Why It Fails: Timing dramatically impacts response rates and review quality. Ask too early, and customers have nothing meaningful to say. Ask too late, and they've forgotten details or moved on.

The Fix: Request reviews when satisfaction is highest—typically right after they've used your product successfully or when they share organic positive feedback. For physical products, this might be a week after delivery. For services, it's right after completion.

Mistake #4: Not Showcasing Reviews Effectively

The Problem: You collect reviews but hide them somewhere customers never see. Maybe they're buried three clicks deep on your website, or you never share them on social media, or they're in a format that's hard to read.

Why It Fails: Reviews only build trust if potential customers can easily find them. Hidden social proof is worthless social proof. You're doing the hard work of collecting reviews but getting none of the benefits.

The Fix: Feature reviews prominently where potential customers look—your social media bio links, website homepage, product pages, and marketing materials. Make them impossible to miss.

Mistake #5: Having No Central Review Hub

The Problem: Your reviews are scattered—some on Facebook, some in Instagram comments, a few in email testimonials, maybe one on Google. There's no single place where someone can see your full collection of social proof.

Why It Fails: Potential customers won't hunt across multiple platforms to piece together your reputation. If they can't quickly assess your credibility in one place, they'll move to a competitor who makes it easier.

The Fix: Create one dedicated review page that serves as your social proof headquarters. Share this single link everywhere. As reviews accumulate in one place, the compounding effect becomes powerful.

Bonus Mistake: Ignoring Negative Feedback

The Problem: You delete, ignore, or get defensive about critical reviews instead of responding professionally and using them to improve.

Why It Fails: How you handle criticism shows more about your business than glowing reviews. Potential customers want to see that you care about customer satisfaction and fix problems.

The Fix: Respond to every review, especially negative ones.
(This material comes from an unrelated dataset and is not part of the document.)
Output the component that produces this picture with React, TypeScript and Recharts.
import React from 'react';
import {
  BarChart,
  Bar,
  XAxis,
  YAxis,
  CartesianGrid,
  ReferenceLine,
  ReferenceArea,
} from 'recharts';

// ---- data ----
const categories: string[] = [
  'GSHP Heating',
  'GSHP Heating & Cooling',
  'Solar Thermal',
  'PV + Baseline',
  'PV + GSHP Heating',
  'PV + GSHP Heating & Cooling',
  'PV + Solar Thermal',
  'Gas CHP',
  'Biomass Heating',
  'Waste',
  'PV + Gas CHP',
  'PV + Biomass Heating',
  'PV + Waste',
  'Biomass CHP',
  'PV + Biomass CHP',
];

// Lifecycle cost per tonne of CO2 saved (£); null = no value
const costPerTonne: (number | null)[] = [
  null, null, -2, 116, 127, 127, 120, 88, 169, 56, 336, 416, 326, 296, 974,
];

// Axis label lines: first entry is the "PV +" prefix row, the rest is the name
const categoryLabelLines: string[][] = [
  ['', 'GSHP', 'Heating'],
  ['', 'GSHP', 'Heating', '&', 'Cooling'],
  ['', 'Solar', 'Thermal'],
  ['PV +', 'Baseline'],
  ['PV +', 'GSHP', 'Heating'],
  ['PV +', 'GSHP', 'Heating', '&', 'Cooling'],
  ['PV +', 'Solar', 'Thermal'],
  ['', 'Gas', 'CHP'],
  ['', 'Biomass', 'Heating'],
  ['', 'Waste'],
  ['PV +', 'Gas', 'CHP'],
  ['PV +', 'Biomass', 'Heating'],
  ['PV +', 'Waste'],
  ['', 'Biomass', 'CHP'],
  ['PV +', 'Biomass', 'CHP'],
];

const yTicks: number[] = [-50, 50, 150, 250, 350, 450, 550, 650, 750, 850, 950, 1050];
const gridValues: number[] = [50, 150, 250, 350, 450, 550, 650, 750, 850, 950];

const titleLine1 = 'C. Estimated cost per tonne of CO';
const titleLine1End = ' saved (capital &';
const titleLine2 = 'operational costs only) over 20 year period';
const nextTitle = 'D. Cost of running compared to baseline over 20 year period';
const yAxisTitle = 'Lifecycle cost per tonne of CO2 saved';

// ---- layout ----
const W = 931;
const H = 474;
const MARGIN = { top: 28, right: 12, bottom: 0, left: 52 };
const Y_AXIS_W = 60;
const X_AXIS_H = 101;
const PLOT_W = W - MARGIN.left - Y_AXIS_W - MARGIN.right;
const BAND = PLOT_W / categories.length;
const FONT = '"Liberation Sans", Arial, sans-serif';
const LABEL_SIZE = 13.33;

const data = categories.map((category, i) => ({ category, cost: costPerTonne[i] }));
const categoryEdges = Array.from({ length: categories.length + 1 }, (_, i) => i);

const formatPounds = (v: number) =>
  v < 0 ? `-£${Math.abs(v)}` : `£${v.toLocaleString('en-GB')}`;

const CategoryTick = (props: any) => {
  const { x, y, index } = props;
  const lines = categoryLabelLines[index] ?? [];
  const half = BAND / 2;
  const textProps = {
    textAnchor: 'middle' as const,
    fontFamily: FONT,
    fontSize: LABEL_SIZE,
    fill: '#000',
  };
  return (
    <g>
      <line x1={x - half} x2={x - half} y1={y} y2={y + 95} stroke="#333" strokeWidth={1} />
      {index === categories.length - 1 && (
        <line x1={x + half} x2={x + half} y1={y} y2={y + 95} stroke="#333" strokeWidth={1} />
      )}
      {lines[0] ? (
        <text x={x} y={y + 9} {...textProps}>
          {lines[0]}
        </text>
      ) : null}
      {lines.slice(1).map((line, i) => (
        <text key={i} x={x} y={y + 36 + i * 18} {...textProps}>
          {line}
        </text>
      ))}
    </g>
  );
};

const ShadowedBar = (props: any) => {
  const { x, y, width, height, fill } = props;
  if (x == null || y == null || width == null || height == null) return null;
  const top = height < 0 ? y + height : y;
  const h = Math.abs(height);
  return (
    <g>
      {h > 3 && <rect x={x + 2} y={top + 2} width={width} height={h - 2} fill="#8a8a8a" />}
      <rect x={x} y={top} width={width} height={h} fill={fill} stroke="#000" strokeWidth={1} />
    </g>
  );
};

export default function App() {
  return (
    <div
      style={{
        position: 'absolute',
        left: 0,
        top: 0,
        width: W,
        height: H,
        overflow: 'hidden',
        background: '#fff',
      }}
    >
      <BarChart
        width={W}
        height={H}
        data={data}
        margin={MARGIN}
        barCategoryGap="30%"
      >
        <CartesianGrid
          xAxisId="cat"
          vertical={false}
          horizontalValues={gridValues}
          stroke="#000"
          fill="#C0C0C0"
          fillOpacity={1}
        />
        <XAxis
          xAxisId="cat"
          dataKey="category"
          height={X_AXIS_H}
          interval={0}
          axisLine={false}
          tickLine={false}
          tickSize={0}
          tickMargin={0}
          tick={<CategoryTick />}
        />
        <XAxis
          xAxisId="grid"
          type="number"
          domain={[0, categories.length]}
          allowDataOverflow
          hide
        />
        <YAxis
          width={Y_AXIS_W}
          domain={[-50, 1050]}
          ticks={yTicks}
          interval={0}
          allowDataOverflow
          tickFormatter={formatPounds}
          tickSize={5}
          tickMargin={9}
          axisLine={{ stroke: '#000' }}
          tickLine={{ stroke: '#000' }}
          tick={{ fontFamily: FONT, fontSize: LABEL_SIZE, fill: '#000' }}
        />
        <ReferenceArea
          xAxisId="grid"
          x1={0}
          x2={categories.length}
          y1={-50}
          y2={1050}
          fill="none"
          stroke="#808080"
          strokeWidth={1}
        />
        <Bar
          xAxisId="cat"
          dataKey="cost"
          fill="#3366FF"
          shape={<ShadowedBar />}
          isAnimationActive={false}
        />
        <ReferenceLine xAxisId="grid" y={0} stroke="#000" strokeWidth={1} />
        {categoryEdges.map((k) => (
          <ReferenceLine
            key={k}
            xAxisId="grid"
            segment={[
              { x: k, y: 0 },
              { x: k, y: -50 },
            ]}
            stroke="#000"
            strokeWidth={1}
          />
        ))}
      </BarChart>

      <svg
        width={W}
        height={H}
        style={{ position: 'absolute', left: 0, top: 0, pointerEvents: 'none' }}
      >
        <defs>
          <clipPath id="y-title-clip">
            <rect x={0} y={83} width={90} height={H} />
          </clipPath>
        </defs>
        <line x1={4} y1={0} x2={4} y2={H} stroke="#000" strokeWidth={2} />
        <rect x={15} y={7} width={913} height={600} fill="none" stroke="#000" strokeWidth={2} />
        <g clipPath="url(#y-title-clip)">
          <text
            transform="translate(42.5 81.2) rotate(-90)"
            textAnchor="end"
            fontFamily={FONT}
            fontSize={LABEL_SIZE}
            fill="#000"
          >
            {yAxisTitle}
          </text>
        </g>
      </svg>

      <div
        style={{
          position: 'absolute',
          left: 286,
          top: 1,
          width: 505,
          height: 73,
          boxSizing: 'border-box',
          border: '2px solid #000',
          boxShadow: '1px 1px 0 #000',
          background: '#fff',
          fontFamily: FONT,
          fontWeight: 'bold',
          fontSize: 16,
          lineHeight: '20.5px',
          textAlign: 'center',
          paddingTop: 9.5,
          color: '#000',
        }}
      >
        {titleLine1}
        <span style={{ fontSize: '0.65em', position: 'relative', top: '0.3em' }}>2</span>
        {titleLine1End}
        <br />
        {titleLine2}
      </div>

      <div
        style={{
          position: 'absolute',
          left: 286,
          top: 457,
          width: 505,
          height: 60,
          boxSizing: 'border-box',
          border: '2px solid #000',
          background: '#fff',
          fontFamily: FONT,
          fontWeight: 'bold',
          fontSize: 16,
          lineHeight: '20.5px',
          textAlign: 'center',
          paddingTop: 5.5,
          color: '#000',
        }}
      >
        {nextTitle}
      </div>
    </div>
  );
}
Thank customers for feedback, address concerns professionally, and show you're committed to making things right.

The Cost of These Mistakes

Each mistake might seem small, but together they create a massive problem: you miss out on the trust-building, conversion-boosting power of customer reviews. Meanwhile, your competitors with better review systems are capturing the sales you're losing.

Getting It Right

Avoid these mistakes by focusing on three principles:

  1. Make it simple: One link, one page, minimal friction
  2. Ask consistently: Build review requests into your regular customer communication
  3. Showcase strategically: Put reviews where they'll actually influence buying decisions

Fix these mistakes, and you'll see review collection rates climb, trust increase, and sales improve. Your customers want to vouch for you—you just need to make it easy.